Prayer changes things.
D.L. Moody once said to hear Spurgeon preach was a blessing, but to hear Spurgeon pray was even more impressive (Autobiography 4:71).
Praying like Spurgeon nourishes the soul, encourages the depressed, motivates the lazy and ushers the humble before the throne of God.
Spurgeon prevailed with God in prayer.
“As I am sure that a certain amount of leverage will lift a weight, so I know that a certain amount of prayer will get anything from God” (MTP 11:150).
“If there be anything I know, anything that I am quite assured of beyond all question, it is that praying breath is never spent in vain” (MTP 11:150).
“The streaming wounds of Jesus are the sure guarantees for answered prayer” (MTP 11:149).
Spurgeon baked and caked his prayers in Scripture. He pulled passages from the broken places of his heart and flung them into the presence of the Divine. Never rehearsed, always urgent, Spurgeon’s prayers were theological but not scholarly.
“[Spurgeon’s] wonderful knowledge of the Scripture made his prayers so fresh and edifying” (C.H. Spurgeon’s Prayers, vi).

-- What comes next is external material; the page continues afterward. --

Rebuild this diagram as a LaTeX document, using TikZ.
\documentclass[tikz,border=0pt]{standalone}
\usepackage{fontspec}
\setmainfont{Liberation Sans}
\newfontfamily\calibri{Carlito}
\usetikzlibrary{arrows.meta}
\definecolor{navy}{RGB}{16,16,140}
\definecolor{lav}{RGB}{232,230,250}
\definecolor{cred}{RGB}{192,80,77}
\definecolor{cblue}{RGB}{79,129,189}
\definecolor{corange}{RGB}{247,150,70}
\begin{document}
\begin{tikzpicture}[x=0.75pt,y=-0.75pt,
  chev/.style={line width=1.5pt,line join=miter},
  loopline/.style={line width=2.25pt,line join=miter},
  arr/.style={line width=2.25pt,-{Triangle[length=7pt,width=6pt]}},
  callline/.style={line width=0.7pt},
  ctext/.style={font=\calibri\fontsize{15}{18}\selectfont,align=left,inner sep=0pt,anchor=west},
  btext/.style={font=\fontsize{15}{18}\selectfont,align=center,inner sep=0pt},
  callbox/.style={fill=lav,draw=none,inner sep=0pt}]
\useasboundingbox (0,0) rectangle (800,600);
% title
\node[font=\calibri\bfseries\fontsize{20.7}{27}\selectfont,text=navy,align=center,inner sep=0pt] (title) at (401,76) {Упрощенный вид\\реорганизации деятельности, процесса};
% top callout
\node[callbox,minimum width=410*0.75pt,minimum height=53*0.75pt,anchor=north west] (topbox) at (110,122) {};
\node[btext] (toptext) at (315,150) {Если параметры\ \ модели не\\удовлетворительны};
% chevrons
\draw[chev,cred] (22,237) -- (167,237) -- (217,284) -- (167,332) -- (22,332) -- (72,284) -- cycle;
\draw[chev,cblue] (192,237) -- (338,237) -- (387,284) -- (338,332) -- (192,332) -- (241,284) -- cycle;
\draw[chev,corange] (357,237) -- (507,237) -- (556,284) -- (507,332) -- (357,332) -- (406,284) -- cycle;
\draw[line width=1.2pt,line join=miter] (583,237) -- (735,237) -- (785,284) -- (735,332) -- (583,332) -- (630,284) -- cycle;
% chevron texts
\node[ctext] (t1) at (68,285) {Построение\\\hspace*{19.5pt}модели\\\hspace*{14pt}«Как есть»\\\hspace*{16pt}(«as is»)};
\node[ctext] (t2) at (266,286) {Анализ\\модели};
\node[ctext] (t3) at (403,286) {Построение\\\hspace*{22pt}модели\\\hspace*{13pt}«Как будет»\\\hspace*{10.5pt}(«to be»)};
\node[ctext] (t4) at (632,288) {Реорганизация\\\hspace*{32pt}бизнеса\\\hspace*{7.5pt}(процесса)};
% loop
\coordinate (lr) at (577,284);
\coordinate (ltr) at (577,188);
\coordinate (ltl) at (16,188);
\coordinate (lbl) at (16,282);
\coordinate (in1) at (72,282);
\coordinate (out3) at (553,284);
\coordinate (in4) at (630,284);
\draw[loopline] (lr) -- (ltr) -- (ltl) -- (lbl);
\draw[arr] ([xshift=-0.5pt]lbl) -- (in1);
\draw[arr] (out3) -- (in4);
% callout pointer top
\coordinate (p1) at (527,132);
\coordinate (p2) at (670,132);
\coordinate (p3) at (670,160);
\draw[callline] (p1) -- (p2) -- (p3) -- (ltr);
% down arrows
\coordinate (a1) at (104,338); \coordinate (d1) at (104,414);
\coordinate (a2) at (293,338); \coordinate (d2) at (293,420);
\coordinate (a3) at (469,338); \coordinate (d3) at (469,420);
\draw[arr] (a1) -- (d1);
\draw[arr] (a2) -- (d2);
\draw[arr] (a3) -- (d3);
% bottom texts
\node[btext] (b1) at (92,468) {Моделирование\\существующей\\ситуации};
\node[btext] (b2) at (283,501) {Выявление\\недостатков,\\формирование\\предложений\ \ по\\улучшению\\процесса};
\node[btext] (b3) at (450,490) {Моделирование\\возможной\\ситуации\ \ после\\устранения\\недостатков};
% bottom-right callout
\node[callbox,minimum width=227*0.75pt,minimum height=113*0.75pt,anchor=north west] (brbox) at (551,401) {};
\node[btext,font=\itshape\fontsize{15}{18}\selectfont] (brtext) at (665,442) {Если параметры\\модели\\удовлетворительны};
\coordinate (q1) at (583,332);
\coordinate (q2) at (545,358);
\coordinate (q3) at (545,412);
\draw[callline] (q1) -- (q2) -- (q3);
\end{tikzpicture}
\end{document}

One of the best sermons Spurgeon ever preached on prayer was “The Golden Key of Prayer.” In it, he provides the Christian with a sparkling aspiration:
“If you would reach to something higher than ordinary grovelling experience, look to the Rock that is higher than you, and look with the eye of faith through the windows of importunate prayer” (MTP 11:153).
Why Prayer Changes Things
In this season of great uncertainty, the first thing—the best thing—a believer should do is pray. Spurgeon found this effective in his life, and if it is true of us, we will discover numerous benefits:
1. Prayer changes things because it makes us desire God.
“Prayer is the natural outgushing of a soul in communion with Jesus” (MTP 34:14-15).